### [WHAT IS NEEDED]
Leave out the pictures, then reproduce the rest of the material exactly.
begin MATERIAL PROVIDED
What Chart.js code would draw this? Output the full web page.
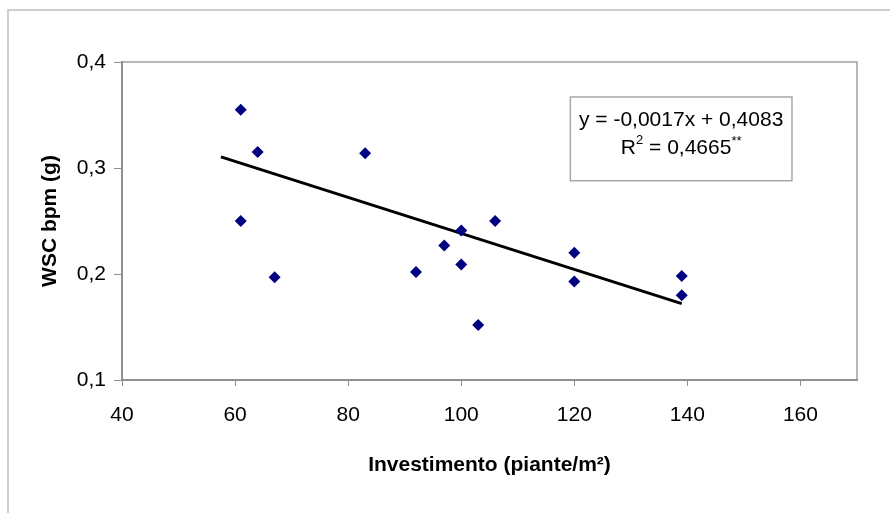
<!DOCTYPE html>
<html>
<head>
<meta charset="utf-8">
<script src="https://cdn.jsdelivr.net/npm/chart.js@4.4.1/dist/chart.umd.min.js"></script>
<style>
body { margin: 0; background: #ffffff; }
canvas { display: block; }
</style>
</head>
<body>
<canvas id="graficoWSC" width="890" height="513"></canvas>
<script>

/* DATI */
let arrayInvestimento = [61, 64, 83, 61, 67, 92, 97, 100, 100, 106, 103, 120, 120, 139, 139]
let arrayWSC = [0.355, 0.315, 0.314, 0.250, 0.197, 0.202, 0.227, 0.241, 0.209, 0.250, 0.152, 0.220, 0.193, 0.198, 0.180]

/* retta di regressione */
let pendenza = -0.0017
let intercetta = 0.4083
let arrayRettaX = [57.5, 139]

let arrayTickX = [40, 60, 80, 100, 120, 140, 160]
let arrayTickY = [0.1, 0.2, 0.3, 0.4]

let testoEquazione = "y = -0,0017x + 0,4083"
let testoR2 = "R"
let apiceR2 = "2"
let testoValoreR2 = " = 0,4665"
let apiceSignif = "**"

let titoloX = "Investimento (piante/m²)"
let titoloY = "WSC bpm (g)"


let ctxGrafico = document.getElementById("graficoWSC").getContext("2d")
const fontFamiglia = "'Liberation Sans', Arial, sans-serif"

function virgola(v) {
    return v.toFixed(1).replace(".", ",")
}

function cargarPunti() {
    let punti = []
    for (let i = 0; i < arrayInvestimento.length; i++) {
        punti.push({ x: arrayInvestimento[i], y: arrayWSC[i] })
    }
    return punti
}

function cargarRetta() {
    let punti = []
    for (let i = 0; i < arrayRettaX.length; i++) {
        punti.push({ x: arrayRettaX[i], y: pendenza * arrayRettaX[i] + intercetta })
    }
    return punti
}

/* cornice esterna e bordo dell'area del grafico */
const cornice = {
    id: "cornice",
    beforeDraw(chart) {
        let ctx = chart.ctx
        ctx.save()
        ctx.strokeStyle = "#c0c0c0"
        ctx.lineWidth = 1.5
        ctx.beginPath()
        ctx.moveTo(8, 520)
        ctx.lineTo(8, 10)
        ctx.lineTo(900, 10)
        ctx.stroke()

        let a = chart.chartArea
        ctx.strokeStyle = "#a0a0a0"
        ctx.lineWidth = 1.5
        ctx.beginPath()
        ctx.moveTo(a.left, a.top)
        ctx.lineTo(a.right, a.top)
        ctx.lineTo(a.right, a.bottom)
        ctx.stroke()
        ctx.restore()
    }
}

/* riquadro con equazione e R2 */
const riquadro = {
    id: "riquadro",
    afterDraw(chart) {
        let ctx = chart.ctx
        let sx = chart.scales.x
        let sy = chart.scales.y
        let x0 = sx.getPixelForValue(119.3)
        let x1 = sx.getPixelForValue(158.5)
        let y0 = sy.getPixelForValue(0.367)
        let y1 = sy.getPixelForValue(0.288)
        ctx.save()
        ctx.fillStyle = "#ffffff"
        ctx.fillRect(x0, y0, x1 - x0, y1 - y0)
        ctx.strokeStyle = "#a8a8a8"
        ctx.lineWidth = 1.5
        ctx.strokeRect(x0, y0, x1 - x0, y1 - y0)

        let cx = (x0 + x1) / 2
        let fontBase = "21px " + fontFamiglia
        let fontApice = "13px " + fontFamiglia
        ctx.fillStyle = "#000000"
        ctx.textBaseline = "middle"
        ctx.textAlign = "center"
        ctx.font = fontBase
        ctx.fillText(testoEquazione, cx, y0 + 23)

        // seconda riga con apici
        let wR = ctx.measureText(testoR2).width
        let wV = ctx.measureText(testoValoreR2).width
        ctx.font = fontApice
        let wA = ctx.measureText(apiceR2).width
        let wS = ctx.measureText(apiceSignif).width
        let x = cx - (wR + wA + wV + wS) / 2
        let yRiga = y0 + 51
        ctx.textAlign = "left"
        ctx.font = fontBase
        ctx.fillText(testoR2, x, yRiga)
        x += wR
        ctx.font = fontApice
        ctx.fillText(apiceR2, x, yRiga - 8)
        x += wA
        ctx.font = fontBase
        ctx.fillText(testoValoreR2, x, yRiga)
        x += wV
        ctx.font = fontApice
        ctx.fillText(apiceSignif, x, yRiga - 7)
        ctx.restore()
    }
}

let configGrafico = {
    type: "scatter",
    data: {
        datasets: [
            {
                label: "WSC",
                data: cargarPunti(),
                pointStyle: "rectRot",
                pointRadius: 6,
                pointHoverRadius: 6,
                backgroundColor: "#000080",
                borderColor: "#000080",
                borderWidth: 0,
                order: 1
            },
            {
                label: "Lineare",
                type: "line",
                data: cargarRetta(),
                borderColor: "#000000",
                borderWidth: 3,
                pointRadius: 0,
                fill: false,
                order: 2
            }
        ]
    },
    options: {
        responsive: false,
        animation: false,
        events: [],
        layout: { padding: { top: 62, right: 33, left: 0, bottom: 0 } },
        plugins: {
            legend: { display: false },
            tooltip: { enabled: false }
        },
        scales: {
            x: {
                type: "linear",
                min: 40,
                max: 170,
                afterFit(scale) { scale.height = 133 },
                afterBuildTicks(scale) { scale.ticks = arrayTickX.map(v => ({ value: v })) },
                grid: { drawOnChartArea: false, drawTicks: true, tickLength: 6, color: "#909090", lineWidth: 1 },
                border: { color: "#909090", width: 2 },
                ticks: {
                    color: "#000000",
                    padding: 17,
                    maxRotation: 0,
                    font: { family: fontFamiglia, size: 21 }
                },
                title: {
                    display: true,
                    text: titoloX,
                    color: "#000000",
                    padding: { top: 0, bottom: 35 },
                    font: { family: fontFamiglia, size: 21, weight: "bold" }
                }
            },
            y: {
                type: "linear",
                min: 0.1,
                max: 0.4,
                afterFit(scale) { scale.width = 122 },
                afterBuildTicks(scale) { scale.ticks = arrayTickY.map(v => ({ value: v })) },
                grid: { drawOnChartArea: false, drawTicks: true, tickLength: 8, color: "#909090", lineWidth: 1 },
                border: { color: "#909090", width: 2 },
                ticks: {
                    color: "#000000",
                    padding: 8,
                    callback: (v) => virgola(v),
                    font: { family: fontFamiglia, size: 21 }
                },
                title: {
                    display: true,
                    text: titoloY,
                    color: "#000000",
                    padding: { top: 38, bottom: 0 },
                    font: { family: fontFamiglia, size: 21, weight: "bold" }
                }
            }
        }
    },
    plugins: [cornice, riquadro]
}

var grafico = new Chart(ctxGrafico, configGrafico)

</script>
</body>
</html>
end MATERIAL PROVIDED
### [FINAL RESULT]
What Chart.js code would draw this? Output the full web page.
<!DOCTYPE html>
<html>
<head>
<meta charset="utf-8">
<script src="https://cdn.jsdelivr.net/npm/chart.js@4.4.1/dist/chart.umd.min.js"></script>
<style>
body { margin: 0; background: #ffffff; }
canvas { display: block; }
</style>
</head>
<body>
<canvas id="graficoWSC" width="890" height="513"></canvas>
<script>

/* DATI */
let arrayInvestimento = [61, 64, 83, 61, 67, 92, 97, 100, 100, 106, 103, 120, 120, 139, 139]
let arrayWSC = [0.355, 0.315, 0.314, 0.250, 0.197, 0.202, 0.227, 0.241, 0.209, 0.250, 0.152, 0.220, 0.193, 0.198, 0.180]

/* retta di regressione */
let pendenza = -0.0017
let intercetta = 0.4083
let arrayRettaX = [57.5, 139]

let arrayTickX = [40, 60, 80, 100, 120, 140, 160]
let arrayTickY = [0.1, 0.2, 0.3, 0.4]

let testoEquazione = "y = -0,0017x + 0,4083"
let testoR2 = "R"
let apiceR2 = "2"
let testoValoreR2 = " = 0,4665"
let apiceSignif = "**"

let titoloX = "Investimento (piante/m²)"
let titoloY = "WSC bpm (g)"


let ctxGrafico = document.getElementById("graficoWSC").getContext("2d")
const fontFamiglia = "'Liberation Sans', Arial, sans-serif"

function virgola(v) {
    return v.toFixed(1).replace(".", ",")
}

function cargarPunti() {
    let punti = []
    for (let i = 0; i < arrayInvestimento.length; i++) {
        punti.push({ x: arrayInvestimento[i], y: arrayWSC[i] })
    }
    return punti
}

function cargarRetta() {
    let punti = []
    for (let i = 0; i < arrayRettaX.length; i++) {
        punti.push({ x: arrayRettaX[i], y: pendenza * arrayRettaX[i] + intercetta })
    }
    return punti
}

/* cornice esterna e bordo dell'area del grafico */
const cornice = {
    id: "cornice",
    beforeDraw(chart) {
        let ctx = chart.ctx
        ctx.save()
        ctx.strokeStyle = "#c0c0c0"
        ctx.lineWidth = 1.5
        ctx.beginPath()
        ctx.moveTo(8, 520)
        ctx.lineTo(8, 10)
        ctx.lineTo(900, 10)
        ctx.stroke()

        let a = chart.chartArea
        ctx.strokeStyle = "#a0a0a0"
        ctx.lineWidth = 1.5
        ctx.beginPath()
        ctx.moveTo(a.left, a.top)
        ctx.lineTo(a.right, a.top)
        ctx.lineTo(a.right, a.bottom)
        ctx.stroke()
        ctx.restore()
    }
}

/* riquadro con equazione e R2 */
const riquadro = {
    id: "riquadro",
    afterDraw(chart) {
        let ctx = chart.ctx
        let sx = chart.scales.x
        let sy = chart.scales.y
        let x0 = sx.getPixelForValue(119.3)
        let x1 = sx.getPixelForValue(158.5)
        let y0 = sy.getPixelForValue(0.367)
        let y1 = sy.getPixelForValue(0.288)
        ctx.save()
        ctx.fillStyle = "#ffffff"
        ctx.fillRect(x0, y0, x1 - x0, y1 - y0)
        ctx.strokeStyle = "#a8a8a8"
        ctx.lineWidth = 1.5
        ctx.strokeRect(x0, y0, x1 - x0, y1 - y0)

        let cx = (x0 + x1) / 2
        let fontBase = "21px " + fontFamiglia
        let fontApice = "13px " + fontFamiglia
        ctx.fillStyle = "#000000"
        ctx.textBaseline = "middle"
        ctx.textAlign = "center"
        ctx.font = fontBase
        ctx.fillText(testoEquazione, cx, y0 + 23)

        // seconda riga con apici
        let wR = ctx.measureText(testoR2).width
        let wV = ctx.measureText(testoValoreR2).width
        ctx.font = fontApice
        let wA = ctx.measureText(apiceR2).width
        let wS = ctx.measureText(apiceSignif).width
        let x = cx - (wR + wA + wV + wS) / 2
        let yRiga = y0 + 51
        ctx.textAlign = "left"
        ctx.font = fontBase
        ctx.fillText(testoR2, x, yRiga)
        x += wR
        ctx.font = fontApice
        ctx.fillText(apiceR2, x, yRiga - 8)
        x += wA
        ctx.font = fontBase
        ctx.fillText(testoValoreR2, x, yRiga)
        x += wV
        ctx.font = fontApice
        ctx.fillText(apiceSignif, x, yRiga - 7)
        ctx.restore()
    }
}

let configGrafico = {
    type: "scatter",
    data: {
        datasets: [
            {
                label: "WSC",
                data: cargarPunti(),
                pointStyle: "rectRot",
                pointRadius: 6,
                pointHoverRadius: 6,
                backgroundColor: "#000080",
                borderColor: "#000080",
                borderWidth: 0,
                order: 1
            },
            {
                label: "Lineare",
                type: "line",
                data: cargarRetta(),
                borderColor: "#000000",
                borderWidth: 3,
                pointRadius: 0,
                fill: false,
                order: 2
            }
        ]
    },
    options: {
        responsive: false,
        animation: false,
        events: [],
        layout: { padding: { top: 62, right: 33, left: 0, bottom: 0 } },
        plugins: {
            legend: { display: false },
            tooltip: { enabled: false }
        },
        scales: {
            x: {
                type: "linear",
                min: 40,
                max: 170,
                afterFit(scale) { scale.height = 133 },
                afterBuildTicks(scale) { scale.ticks = arrayTickX.map(v => ({ value: v })) },
                grid: { drawOnChartArea: false, drawTicks: true, tickLength: 6, color: "#909090", lineWidth: 1 },
                border: { color: "#909090", width: 2 },
                ticks: {
                    color: "#000000",
                    padding: 17,
                    maxRotation: 0,
                    font: { family: fontFamiglia, size: 21 }
                },
                title: {
                    display: true,
                    text: titoloX,
                    color: "#000000",
                    padding: { top: 0, bottom: 35 },
                    font: { family: fontFamiglia, size: 21, weight: "bold" }
                }
            },
            y: {
                type: "linear",
                min: 0.1,
                max: 0.4,
                afterFit(scale) { scale.width = 122 },
                afterBuildTicks(scale) { scale.ticks = arrayTickY.map(v => ({ value: v })) },
                grid: { drawOnChartArea: false, drawTicks: true, tickLength: 8, color: "#909090", lineWidth: 1 },
                border: { color: "#909090", width: 2 },
                ticks: {
                    color: "#000000",
                    padding: 8,
                    callback: (v) => virgola(v),
                    font: { family: fontFamiglia, size: 21 }
                },
                title: {
                    display: true,
                    text: titoloY,
                    color: "#000000",
                    padding: { top: 38, bottom: 0 },
                    font: { family: fontFamiglia, size: 21, weight: "bold" }
                }
            }
        }
    },
    plugins: [cornice, riquadro]
}

var grafico = new Chart(ctxGrafico, configGrafico)

</script>
</body>
</html>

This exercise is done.